What is a normal NFT royalty percentage?

Many NFT royalties fall somewhere between 2.5% and 10%. A common range is around 5%, but the right percentage depends on the collection, audience, trading behavior, and creator involvement.

Are NFT royalties taxable?

They may be taxable, depending on your situation and country. In the United States, digital asset income and transactions can create tax obligations. Creators and collectors should keep detailed records and consult a qualified tax professional when needed.

Do NFT royalties work on every marketplace?

No. Some marketplaces honor royalties, some make them optional, and some require specific contract types for enforcement. Marketplace policies can also change over time.

Can buyers avoid NFT royalties?

In some cases, yes. Buyers or sellers may use platforms where royalties are optional or trade in ways that do not trigger marketplace royalty payment. This is one reason creators should not assume royalties are guaranteed.
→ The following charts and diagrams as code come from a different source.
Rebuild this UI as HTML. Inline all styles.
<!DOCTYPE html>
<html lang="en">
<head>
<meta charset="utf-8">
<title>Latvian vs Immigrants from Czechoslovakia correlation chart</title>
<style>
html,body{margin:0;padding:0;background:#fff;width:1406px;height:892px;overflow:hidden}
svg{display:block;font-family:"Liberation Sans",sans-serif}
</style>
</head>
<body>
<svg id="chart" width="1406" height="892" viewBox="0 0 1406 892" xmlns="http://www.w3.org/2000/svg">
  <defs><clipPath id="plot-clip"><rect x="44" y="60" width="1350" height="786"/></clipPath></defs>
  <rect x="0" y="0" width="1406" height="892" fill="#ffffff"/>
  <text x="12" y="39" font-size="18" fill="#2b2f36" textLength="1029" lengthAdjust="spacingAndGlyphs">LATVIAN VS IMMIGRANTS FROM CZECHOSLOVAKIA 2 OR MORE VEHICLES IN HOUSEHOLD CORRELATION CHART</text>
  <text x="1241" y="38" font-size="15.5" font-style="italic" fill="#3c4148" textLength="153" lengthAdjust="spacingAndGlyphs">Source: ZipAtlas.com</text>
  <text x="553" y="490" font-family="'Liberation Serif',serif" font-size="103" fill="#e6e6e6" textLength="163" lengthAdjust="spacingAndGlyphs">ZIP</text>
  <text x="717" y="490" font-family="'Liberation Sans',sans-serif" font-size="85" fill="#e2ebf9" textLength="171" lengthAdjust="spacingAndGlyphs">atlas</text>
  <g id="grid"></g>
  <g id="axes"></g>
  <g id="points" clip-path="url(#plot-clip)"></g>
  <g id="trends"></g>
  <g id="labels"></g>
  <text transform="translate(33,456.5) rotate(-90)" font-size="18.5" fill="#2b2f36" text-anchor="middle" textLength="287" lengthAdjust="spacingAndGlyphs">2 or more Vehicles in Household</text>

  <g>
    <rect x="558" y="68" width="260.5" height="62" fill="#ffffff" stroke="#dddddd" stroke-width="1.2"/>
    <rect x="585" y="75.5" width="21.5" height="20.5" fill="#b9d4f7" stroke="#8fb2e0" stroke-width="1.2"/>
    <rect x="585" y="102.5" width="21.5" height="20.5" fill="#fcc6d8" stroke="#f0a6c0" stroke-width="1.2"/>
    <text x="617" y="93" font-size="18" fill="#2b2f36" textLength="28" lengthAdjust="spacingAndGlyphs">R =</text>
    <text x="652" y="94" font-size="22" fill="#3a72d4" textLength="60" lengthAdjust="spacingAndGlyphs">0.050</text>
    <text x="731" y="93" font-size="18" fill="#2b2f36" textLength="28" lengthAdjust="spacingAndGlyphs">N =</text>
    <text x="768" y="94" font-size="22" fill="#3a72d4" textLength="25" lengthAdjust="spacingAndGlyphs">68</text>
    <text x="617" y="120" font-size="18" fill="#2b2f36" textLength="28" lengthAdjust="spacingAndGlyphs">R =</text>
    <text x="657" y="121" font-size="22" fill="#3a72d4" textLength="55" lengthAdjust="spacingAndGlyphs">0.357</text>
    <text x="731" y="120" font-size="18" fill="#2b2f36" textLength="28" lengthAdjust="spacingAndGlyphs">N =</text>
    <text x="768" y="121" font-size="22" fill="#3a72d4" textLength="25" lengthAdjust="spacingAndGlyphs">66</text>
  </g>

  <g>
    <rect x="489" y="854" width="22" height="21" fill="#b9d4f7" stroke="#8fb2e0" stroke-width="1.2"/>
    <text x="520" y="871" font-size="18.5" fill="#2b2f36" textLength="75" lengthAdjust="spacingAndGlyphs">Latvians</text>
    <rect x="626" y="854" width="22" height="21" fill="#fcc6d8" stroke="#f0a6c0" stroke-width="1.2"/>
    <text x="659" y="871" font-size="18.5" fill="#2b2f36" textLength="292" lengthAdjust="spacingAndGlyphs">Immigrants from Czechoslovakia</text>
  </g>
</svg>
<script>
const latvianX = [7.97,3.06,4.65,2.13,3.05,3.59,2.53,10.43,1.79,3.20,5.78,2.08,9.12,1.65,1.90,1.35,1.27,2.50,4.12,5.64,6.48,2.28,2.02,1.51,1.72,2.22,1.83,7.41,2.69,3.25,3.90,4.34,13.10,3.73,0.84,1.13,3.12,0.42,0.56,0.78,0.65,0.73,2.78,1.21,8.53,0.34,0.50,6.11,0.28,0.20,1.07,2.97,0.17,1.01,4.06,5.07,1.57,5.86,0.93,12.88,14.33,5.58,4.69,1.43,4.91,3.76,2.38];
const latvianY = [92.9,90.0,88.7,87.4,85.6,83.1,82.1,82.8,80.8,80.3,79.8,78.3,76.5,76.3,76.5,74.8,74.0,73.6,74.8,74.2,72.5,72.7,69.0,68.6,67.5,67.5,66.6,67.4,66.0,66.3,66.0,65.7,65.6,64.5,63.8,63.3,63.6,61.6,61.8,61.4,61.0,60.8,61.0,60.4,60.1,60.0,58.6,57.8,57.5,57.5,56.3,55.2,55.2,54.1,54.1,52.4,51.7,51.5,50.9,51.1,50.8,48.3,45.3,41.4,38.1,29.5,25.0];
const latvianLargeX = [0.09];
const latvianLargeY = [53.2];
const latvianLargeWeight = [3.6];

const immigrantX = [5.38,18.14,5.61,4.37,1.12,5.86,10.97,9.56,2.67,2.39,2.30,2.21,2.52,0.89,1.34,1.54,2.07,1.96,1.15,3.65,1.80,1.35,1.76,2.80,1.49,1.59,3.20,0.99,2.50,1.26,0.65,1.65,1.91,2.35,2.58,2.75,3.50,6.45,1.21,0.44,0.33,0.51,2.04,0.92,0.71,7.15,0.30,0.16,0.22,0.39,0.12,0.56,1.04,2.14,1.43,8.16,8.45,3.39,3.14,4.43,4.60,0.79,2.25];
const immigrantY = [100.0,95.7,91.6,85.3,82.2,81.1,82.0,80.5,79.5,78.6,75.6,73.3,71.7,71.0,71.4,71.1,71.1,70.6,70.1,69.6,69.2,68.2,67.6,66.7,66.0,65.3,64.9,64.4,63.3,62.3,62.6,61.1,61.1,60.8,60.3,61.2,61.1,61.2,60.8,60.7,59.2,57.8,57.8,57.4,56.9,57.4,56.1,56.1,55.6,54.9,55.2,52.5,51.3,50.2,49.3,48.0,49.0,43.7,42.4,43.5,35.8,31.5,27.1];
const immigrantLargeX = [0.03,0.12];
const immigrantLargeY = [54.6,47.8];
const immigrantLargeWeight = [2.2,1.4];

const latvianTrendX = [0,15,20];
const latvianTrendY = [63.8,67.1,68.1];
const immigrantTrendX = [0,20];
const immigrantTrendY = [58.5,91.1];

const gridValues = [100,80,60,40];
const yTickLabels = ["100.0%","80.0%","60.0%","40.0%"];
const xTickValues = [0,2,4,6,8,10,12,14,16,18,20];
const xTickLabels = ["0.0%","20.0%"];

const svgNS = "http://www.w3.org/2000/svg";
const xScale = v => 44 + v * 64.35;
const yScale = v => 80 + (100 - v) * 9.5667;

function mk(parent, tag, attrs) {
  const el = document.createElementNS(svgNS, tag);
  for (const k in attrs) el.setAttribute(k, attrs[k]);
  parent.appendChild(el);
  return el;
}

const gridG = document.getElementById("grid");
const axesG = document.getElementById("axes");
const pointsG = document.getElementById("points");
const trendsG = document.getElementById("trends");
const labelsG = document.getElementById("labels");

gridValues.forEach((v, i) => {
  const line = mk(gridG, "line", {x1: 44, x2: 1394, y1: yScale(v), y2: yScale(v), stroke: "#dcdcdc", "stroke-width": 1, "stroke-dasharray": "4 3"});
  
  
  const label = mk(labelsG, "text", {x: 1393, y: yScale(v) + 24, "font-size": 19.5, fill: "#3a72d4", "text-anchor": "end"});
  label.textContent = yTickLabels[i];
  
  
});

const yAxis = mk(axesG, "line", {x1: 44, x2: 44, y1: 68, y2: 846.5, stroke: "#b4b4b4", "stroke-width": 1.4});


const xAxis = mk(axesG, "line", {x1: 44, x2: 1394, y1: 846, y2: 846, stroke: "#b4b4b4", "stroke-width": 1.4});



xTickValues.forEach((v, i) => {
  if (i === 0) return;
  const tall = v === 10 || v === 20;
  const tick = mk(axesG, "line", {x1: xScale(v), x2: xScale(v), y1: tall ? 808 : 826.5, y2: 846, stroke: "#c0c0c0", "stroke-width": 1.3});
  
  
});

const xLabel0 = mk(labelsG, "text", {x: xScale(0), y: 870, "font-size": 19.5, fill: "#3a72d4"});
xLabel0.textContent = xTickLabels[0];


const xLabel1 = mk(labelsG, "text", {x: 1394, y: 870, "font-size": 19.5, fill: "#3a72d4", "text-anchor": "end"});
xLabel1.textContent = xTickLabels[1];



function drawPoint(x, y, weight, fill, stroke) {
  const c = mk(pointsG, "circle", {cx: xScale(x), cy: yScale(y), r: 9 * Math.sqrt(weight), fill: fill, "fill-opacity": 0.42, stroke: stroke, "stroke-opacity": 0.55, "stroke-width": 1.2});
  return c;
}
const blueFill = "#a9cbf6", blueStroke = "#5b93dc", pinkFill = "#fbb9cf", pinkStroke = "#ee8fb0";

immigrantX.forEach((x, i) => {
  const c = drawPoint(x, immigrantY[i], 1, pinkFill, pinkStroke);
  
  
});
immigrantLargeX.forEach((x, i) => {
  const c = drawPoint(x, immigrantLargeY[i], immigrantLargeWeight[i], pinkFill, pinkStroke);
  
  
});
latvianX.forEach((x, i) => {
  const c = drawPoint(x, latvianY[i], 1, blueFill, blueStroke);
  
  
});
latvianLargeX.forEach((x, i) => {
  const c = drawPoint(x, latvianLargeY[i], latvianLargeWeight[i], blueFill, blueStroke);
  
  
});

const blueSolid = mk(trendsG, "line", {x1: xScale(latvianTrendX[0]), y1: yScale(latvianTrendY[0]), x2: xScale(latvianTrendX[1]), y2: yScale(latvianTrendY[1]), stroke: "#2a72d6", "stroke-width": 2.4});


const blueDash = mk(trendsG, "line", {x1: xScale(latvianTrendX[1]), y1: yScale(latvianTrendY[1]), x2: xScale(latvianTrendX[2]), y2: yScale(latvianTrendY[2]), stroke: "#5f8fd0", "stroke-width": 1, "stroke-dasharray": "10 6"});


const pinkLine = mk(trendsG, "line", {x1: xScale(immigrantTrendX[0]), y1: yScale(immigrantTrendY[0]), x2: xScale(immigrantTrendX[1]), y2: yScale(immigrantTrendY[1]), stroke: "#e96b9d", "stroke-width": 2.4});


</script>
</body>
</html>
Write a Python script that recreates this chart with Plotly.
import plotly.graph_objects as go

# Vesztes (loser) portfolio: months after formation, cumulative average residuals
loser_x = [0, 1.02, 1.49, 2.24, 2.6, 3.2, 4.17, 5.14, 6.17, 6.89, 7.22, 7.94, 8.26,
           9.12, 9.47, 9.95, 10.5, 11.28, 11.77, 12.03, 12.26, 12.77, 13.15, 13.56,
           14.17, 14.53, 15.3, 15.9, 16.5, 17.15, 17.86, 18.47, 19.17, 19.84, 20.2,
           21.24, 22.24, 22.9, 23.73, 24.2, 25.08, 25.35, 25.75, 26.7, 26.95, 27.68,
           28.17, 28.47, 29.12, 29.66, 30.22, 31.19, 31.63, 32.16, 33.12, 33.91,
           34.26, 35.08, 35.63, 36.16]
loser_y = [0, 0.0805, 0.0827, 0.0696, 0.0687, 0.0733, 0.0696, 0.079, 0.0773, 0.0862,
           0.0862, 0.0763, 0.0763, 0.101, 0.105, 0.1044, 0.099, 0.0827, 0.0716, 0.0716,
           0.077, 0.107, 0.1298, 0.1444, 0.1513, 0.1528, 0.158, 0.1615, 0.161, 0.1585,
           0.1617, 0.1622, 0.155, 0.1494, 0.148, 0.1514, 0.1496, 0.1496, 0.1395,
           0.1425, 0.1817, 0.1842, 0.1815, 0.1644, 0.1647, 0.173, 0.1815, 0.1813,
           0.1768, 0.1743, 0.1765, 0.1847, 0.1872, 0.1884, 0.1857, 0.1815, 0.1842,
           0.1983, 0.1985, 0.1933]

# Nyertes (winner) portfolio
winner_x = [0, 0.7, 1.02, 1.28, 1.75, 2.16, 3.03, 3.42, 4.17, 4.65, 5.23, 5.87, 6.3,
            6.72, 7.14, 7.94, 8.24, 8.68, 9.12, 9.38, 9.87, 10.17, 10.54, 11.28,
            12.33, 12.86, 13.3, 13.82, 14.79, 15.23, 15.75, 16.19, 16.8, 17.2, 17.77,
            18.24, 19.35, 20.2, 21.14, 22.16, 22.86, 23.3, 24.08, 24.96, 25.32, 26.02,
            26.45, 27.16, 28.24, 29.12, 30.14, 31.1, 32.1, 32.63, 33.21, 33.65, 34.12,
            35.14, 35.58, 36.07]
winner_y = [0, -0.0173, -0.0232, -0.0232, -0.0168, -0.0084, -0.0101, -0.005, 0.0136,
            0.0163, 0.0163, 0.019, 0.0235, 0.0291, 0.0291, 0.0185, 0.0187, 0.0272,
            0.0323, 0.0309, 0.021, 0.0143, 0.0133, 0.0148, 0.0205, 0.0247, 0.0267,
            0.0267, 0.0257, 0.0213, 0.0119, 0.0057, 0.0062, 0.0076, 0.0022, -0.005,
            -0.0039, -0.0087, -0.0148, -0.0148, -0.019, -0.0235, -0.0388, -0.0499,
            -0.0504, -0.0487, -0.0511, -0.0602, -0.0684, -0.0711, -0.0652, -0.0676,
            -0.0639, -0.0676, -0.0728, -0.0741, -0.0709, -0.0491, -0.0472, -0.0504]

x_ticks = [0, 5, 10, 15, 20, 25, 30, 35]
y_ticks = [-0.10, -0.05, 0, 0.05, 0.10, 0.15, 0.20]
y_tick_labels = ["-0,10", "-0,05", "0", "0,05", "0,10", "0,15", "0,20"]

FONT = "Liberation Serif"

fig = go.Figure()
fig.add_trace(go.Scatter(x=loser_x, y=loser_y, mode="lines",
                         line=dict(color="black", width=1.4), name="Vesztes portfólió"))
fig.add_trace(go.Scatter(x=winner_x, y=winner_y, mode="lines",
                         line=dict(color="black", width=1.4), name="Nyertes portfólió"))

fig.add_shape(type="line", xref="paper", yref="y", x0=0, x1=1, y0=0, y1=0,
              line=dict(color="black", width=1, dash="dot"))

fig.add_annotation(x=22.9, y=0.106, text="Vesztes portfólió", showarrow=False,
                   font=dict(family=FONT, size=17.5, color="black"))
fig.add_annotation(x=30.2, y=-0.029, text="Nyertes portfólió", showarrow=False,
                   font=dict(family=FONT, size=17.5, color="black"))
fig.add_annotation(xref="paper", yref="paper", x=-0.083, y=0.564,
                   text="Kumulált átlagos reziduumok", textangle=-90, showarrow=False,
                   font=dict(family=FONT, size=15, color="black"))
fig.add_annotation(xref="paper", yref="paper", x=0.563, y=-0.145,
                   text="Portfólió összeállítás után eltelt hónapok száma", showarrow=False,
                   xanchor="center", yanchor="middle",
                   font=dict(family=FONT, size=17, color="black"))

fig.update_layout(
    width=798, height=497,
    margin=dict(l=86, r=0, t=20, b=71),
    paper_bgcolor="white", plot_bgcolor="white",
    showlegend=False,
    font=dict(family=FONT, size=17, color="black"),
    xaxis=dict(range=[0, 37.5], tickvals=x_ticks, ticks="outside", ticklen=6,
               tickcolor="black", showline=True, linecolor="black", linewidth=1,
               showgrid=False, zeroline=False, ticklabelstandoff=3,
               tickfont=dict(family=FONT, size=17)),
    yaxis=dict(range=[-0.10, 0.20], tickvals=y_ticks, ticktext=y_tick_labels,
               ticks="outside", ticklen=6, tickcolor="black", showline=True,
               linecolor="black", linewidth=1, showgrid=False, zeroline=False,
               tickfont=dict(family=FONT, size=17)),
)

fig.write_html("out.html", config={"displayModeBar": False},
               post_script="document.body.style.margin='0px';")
Are NFT royalties good or bad?

They can be good when they fairly support creators and are clearly explained. They can become a problem if they are too high, poorly communicated, or treated as guaranteed income. The best approach depends on the creator, collection, marketplace, and collector expectations.

Conclusion

NFT Royalties remain one of the most important and misunderstood parts of the NFT ecosystem. At their best, they help creators share in the long-term value of their work, fund future projects, and build stronger relationships with collectors.

But they are not automatic magic. Royalties depend on smart contracts, marketplace policies, buyer behavior, and ongoing trust. Creators should use them thoughtfully, explain them clearly, and avoid relying on them as the only revenue source. Collectors should understand how royalties affect total cost, resale value, and creator support.

The healthiest view is balanced: NFT royalties can be a useful creator tool, but they work best when paired with strong work, honest communication, secure technology, and realistic expectations.